"Biografi Gesang memang sudah ada. Tapi rasanya belum ada yang menulis hingga periode wafatnya beliau," kata Kastoyo saat peluncuran bukunya pada Sabtu (19/2) malam di kawasan Ngarsopuro, Surakarta. Materi bukunya sebagian besar berasal dari hasil wawancara Kastoyo dengan Gesang sejak 1979, saat dia masih menjadi wartawan percobaan di Majalah Tempo.
Hasil wawancara itu dikumpulkan dan dijadikan sebuah buku biografi. "Tentu saya tetap wawancara ulang untuk memastikan akurasinya," kata dia.
Kastoyo menampilkan sisi lain Gesang yang mungkin tidak banyak diketahui generasi sekarang. Misalnya tentang Gesang yang pernah dirampok seusai mengambil uang dari sebuah bank. Ceritanya, pada Januari 1997, menjelang Lebaran, pencipta lagu Bengawan Solo itu ingin membahagiakan keponakannya dengan membagi-bagikan uang.
Dengan mengendarai sepeda motor, Gesang mengambil sendiri uang sebesar Rp 6 juta. Uang tersebut lantas ditempatkan dalam plastik hitam dan diletakkan di setang sepeda motor. Sampai di depan rumahnya yang hanya berjarak 1 kilometer dari bank, tiba-tiba dua pemuda merampok uang tersebut. Gesang, yang saat itu berusia hampir 80 tahun, tak kuasa mencegahnya. Tapi, demi membahagiakan keponakannya, Gesang kembali lagi ke bank yang sama untuk mengambil uang Rp 5 juta.
Ada pula cerita tentang Gesang dituduh berafiliasi dengan Partai Komunis Indonesia karena bergabung dengan Lekra pada 1992. Gesang membantahnya dengan mengatakan bahwa ia sering pentas di berbagai tempat tanpa mempedulikan latar belakang pengundang.

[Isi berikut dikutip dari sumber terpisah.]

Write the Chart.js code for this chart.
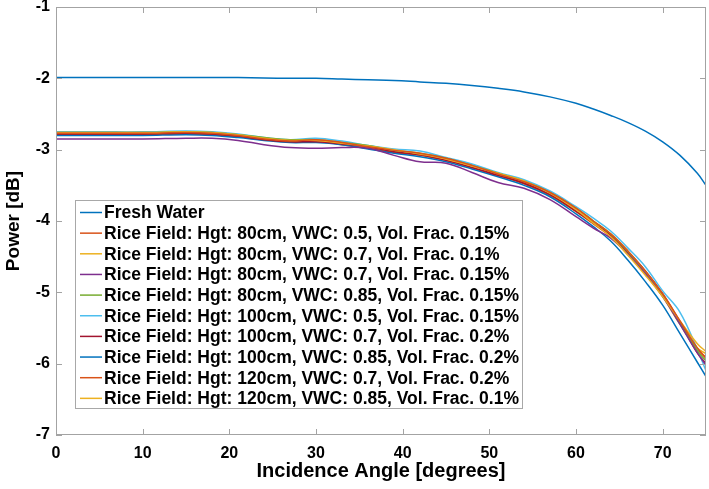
<!DOCTYPE html>
<html><head><meta charset="utf-8">
<script src="https://cdn.jsdelivr.net/npm/chart.js@4.4.1/dist/chart.umd.min.js"></script>
<style>html,body{margin:0;padding:0;background:#fff;overflow:hidden;}</style>
</head><body>
<canvas id="c" width="709" height="489" style="display:block;width:709px;height:489px"></canvas>
<script>
const angles = [0,5,10,15,18,21,24,27,30,33,36,39,42,45,48,51,54,57,60,62,64,66,68,70,72,74,75];
const freshWater = [-1.99,-1.99,-1.99,-1.99,-1.99,-1.99,-1.995,-2.0,-2.0,-2.01,-2.02,-2.03,-2.05,-2.07,-2.10,-2.14,-2.19,-2.26,-2.35,-2.43,-2.52,-2.62,-2.74,-2.89,-3.08,-3.33,-3.50];
const rice80_05_015 = [-2.77,-2.77,-2.77,-2.76,-2.77,-2.80,-2.85,-2.88,-2.86,-2.90,-2.96,-3.01,-3.05,-3.12,-3.22,-3.34,-3.45,-3.60,-3.82,-4.00,-4.18,-4.42,-4.70,-5.02,-5.40,-5.78,-5.92];
const rice80_07_01 = [-2.76,-2.76,-2.76,-2.75,-2.76,-2.79,-2.84,-2.87,-2.87,-2.91,-2.95,-3.00,-3.06,-3.13,-3.23,-3.33,-3.44,-3.61,-3.84,-4.03,-4.22,-4.48,-4.76,-5.06,-5.40,-5.72,-5.83];
const rice80_07_015 = [-2.85,-2.85,-2.85,-2.84,-2.84,-2.87,-2.93,-2.97,-2.98,-2.97,-2.98,-3.08,-3.17,-3.19,-3.32,-3.46,-3.54,-3.70,-3.94,-4.10,-4.24,-4.47,-4.74,-5.06,-5.45,-5.85,-6.02];
const rice80_085_015 = [-2.76,-2.76,-2.76,-2.75,-2.76,-2.79,-2.83,-2.86,-2.86,-2.90,-2.94,-3.01,-3.05,-3.12,-3.22,-3.33,-3.44,-3.60,-3.82,-4.00,-4.18,-4.43,-4.71,-5.04,-5.44,-5.82,-5.96];
const rice100_05_015 = [-2.75,-2.75,-2.75,-2.74,-2.75,-2.78,-2.83,-2.86,-2.84,-2.88,-2.94,-2.99,-3.02,-3.11,-3.20,-3.32,-3.42,-3.58,-3.80,-3.96,-4.14,-4.38,-4.64,-4.98,-5.28,-5.80,-6.10];
const rice100_07_02 = [-2.78,-2.78,-2.78,-2.77,-2.78,-2.81,-2.86,-2.89,-2.89,-2.92,-2.96,-3.03,-3.07,-3.15,-3.25,-3.36,-3.47,-3.63,-3.86,-4.03,-4.20,-4.44,-4.70,-5.02,-5.42,-5.85,-6.00];
const rice100_085_02 = [-2.80,-2.80,-2.80,-2.79,-2.80,-2.83,-2.87,-2.90,-2.90,-2.93,-2.99,-3.05,-3.10,-3.17,-3.27,-3.38,-3.50,-3.66,-3.90,-4.08,-4.28,-4.55,-4.85,-5.18,-5.58,-5.98,-6.18];
const rice120_07_02 = [-2.79,-2.79,-2.79,-2.78,-2.79,-2.82,-2.86,-2.88,-2.87,-2.93,-2.98,-3.04,-3.08,-3.15,-3.25,-3.36,-3.48,-3.64,-3.87,-4.04,-4.22,-4.47,-4.74,-5.05,-5.42,-5.80,-5.92];
const rice120_085_01 = [-2.77,-2.77,-2.77,-2.76,-2.77,-2.80,-2.84,-2.88,-2.88,-2.91,-2.96,-3.02,-3.06,-3.14,-3.23,-3.34,-3.46,-3.62,-3.85,-4.02,-4.21,-4.46,-4.74,-5.06,-5.45,-5.78,-5.86];

const seriesLabels = [
  'Fresh Water',
  'Rice Field: Hgt: 80cm, VWC: 0.5, Vol. Frac. 0.15%',
  'Rice Field: Hgt: 80cm, VWC: 0.7, Vol. Frac. 0.1%',
  'Rice Field: Hgt: 80cm, VWC: 0.7, Vol. Frac. 0.15%',
  'Rice Field: Hgt: 80cm, VWC: 0.85, Vol. Frac. 0.15%',
  'Rice Field: Hgt: 100cm, VWC: 0.5, Vol. Frac. 0.15%',
  'Rice Field: Hgt: 100cm, VWC: 0.7, Vol. Frac. 0.2%',
  'Rice Field: Hgt: 100cm, VWC: 0.85, Vol. Frac. 0.2%',
  'Rice Field: Hgt: 120cm, VWC: 0.7, Vol. Frac. 0.2%',
  'Rice Field: Hgt: 120cm, VWC: 0.85, Vol. Frac. 0.1%'
];
const seriesValues = [freshWater, rice80_05_015, rice80_07_01, rice80_07_015, rice80_085_015,
  rice100_05_015, rice100_07_02, rice100_085_02, rice120_07_02, rice120_085_01];
const seriesColors = ['#0072BD','#D95319','#EDB120','#7E2F8E','#77AC30','#4DBEEE','#A2142F','#0072BD','#D95319','#EDB120'];

const xTicks = [0,10,20,30,40,50,60,70];
const yTicks = [-7,-6,-5,-4,-3,-2,-1];

const FONT = "'Liberation Sans', Arial, Helvetica, sans-serif";

const boxPlugin = {
  id: 'matlabBox',
  afterDatasetsDraw(chart) {
    const {ctx, chartArea: a, scales: {x, y}} = chart;
    ctx.save();
    ctx.strokeStyle = '#a3a3a3';
    ctx.lineWidth = 1;
    ctx.strokeRect(a.left + 0.5, a.top + 0.5, a.right - a.left - 1, a.bottom - a.top - 1);
    const L = 6;
    ctx.beginPath();
    x.ticks.forEach(t => {
      const px = Math.round(x.getPixelForValue(t.value)) + 0.5;
      ctx.moveTo(px, a.bottom); ctx.lineTo(px, a.bottom - L);
      ctx.moveTo(px, a.top); ctx.lineTo(px, a.top + L);
    });
    y.ticks.forEach(t => {
      const py = Math.round(y.getPixelForValue(t.value)) + 0.5;
      ctx.moveTo(a.left, py); ctx.lineTo(a.left + L, py);
      ctx.moveTo(a.right, py); ctx.lineTo(a.right - L, py);
    });
    ctx.stroke();

    // legend inside the axes
    const lx = a.left + 19, ly = a.top + 193, lw = 447, lh = 208;
    ctx.fillStyle = '#fff';
    ctx.fillRect(lx, ly, lw, lh);
    ctx.strokeStyle = '#a8a8a8';
    ctx.strokeRect(lx + 0.5, ly + 0.5, lw, lh);
    ctx.font = 'bold 17.5px ' + FONT;
    ctx.textBaseline = 'middle';
    ctx.textAlign = 'left';
    chart.data.datasets.forEach((ds, i) => {
      const cy = ly + 12.5 + i * 20.65;
      ctx.strokeStyle = ds.borderColor;
      ctx.lineWidth = 1.5;
      ctx.beginPath();
      ctx.moveTo(lx + 5, cy); ctx.lineTo(lx + 27, cy);
      ctx.stroke();
      ctx.fillStyle = '#000';
      ctx.fillText(ds.label, lx + 29, cy + 1);
    });
    ctx.restore();
  }
};

new Chart(document.getElementById('c'), {
  type: 'line',
  data: {
    datasets: seriesValues.map((vals, i) => ({
      label: seriesLabels[i],
      data: angles.map((a, j) => ({x: a, y: vals[j]})),
      borderColor: seriesColors[i],
      backgroundColor: seriesColors[i],
      borderWidth: 1.5,
      pointRadius: 0,
      tension: 0.4,
      fill: false
    }))
  },
  options: {
    responsive: false,
    animation: false,
    devicePixelRatio: 1,
    layout: {padding: {top: 7, right: 3, left: 0, bottom: 0}},
    plugins: {legend: {display: false}, tooltip: {enabled: false}},
    scales: {
      x: {
        type: 'linear', min: 0, max: 75,
        afterBuildTicks: s => { s.ticks = xTicks.map(v => ({value: v})); },
        afterFit: s => { s.height = 54; s.paddingLeft = 0; s.paddingRight = 0; },
        grid: {display: false, drawTicks: false}, border: {display: false},
        ticks: {padding: 9, color: '#000', font: {family: FONT, weight: 'bold', size: 16}},
        title: {display: true, text: 'Incidence Angle [degrees]', color: '#000',
          font: {family: FONT, weight: 'bold', size: 20}, padding: {top: 0, bottom: 6}}
      },
      y: {
        type: 'linear', min: -7, max: -1,
        afterBuildTicks: s => { s.ticks = yTicks.map(v => ({value: v})); },
        afterFit: s => { s.width = 56; s.paddingTop = 0; s.paddingBottom = 0; },
        grid: {display: false, drawTicks: false}, border: {display: false},
        ticks: {padding: 6, color: '#000', font: {family: FONT, weight: 'bold', size: 16},
          callback: v => String(v)},
        title: {display: true, text: 'Power [dB]', color: '#000',
          font: {family: FONT, weight: 'bold', size: 19}, padding: {top: 2, bottom: 0}}
      }
    }
  },
  plugins: [boxPlugin]
});
</script>
</body></html>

Selain itu, lagu "Bengawan Solo" pernah pula dituding bukan asli ciptaan Gesang. Tuduhan tersebut tak pernah terbukti. Bahkan, tim investigasi dari Himpunan Artis Keroncong Indonesia memastikan "Bengawan Solo" benar-benar ciptaan Gesang.
"Ciri lagu Gesang khas. Tidak ada notasi bernada setengah atau kromatis karena seruling Jawa yang digunakan Gesang memang tidak ada nada kromatis," kata ketua tim, Anjar Any, dalam pernyataannya di buku tersebut.
Buku setebal 164 halaman itu diselesaikan Kastoyo dalam waktu tiga tahun sejak 2008. Proses penerbitannya bekerja sama dengan Yayasan Gesang. Edisi perdananya dicetak tiga ribu eksemplar. Satu hal yang menjadi catatan penting penulis, Gesang selalu menjadi sosok yang sederhana dan rendah hati, baik ketika masih melarat dan hidup seadanya maupun saat sudah kaya dengan royalti yang dia terima.
Ketua Yayasan Gesang, Didit Bagus Pratondo, menyebut buku itu terlambat terbit. "Seharusnya saat beliau masih hidup, tapi gagal karena belum siap," katanya. Dia berharap biografi Gesang dapat memberi inspirasi bagi generasi muda, terutama mereka yang belum sempat mengenal Gesang.
Salah seorang adik Gesang, Toyib Martodiharjo, sangat bangga dengan kiprah Gesang di dunia keroncong. Penerbitan buku biografi ini sebagai salah satu contoh bahwa karya Gesang memang dihargai. "Semoga biografi Gesang dapat membantu memasyarakatkan keroncong sesuai wasiatnya," ucapnya.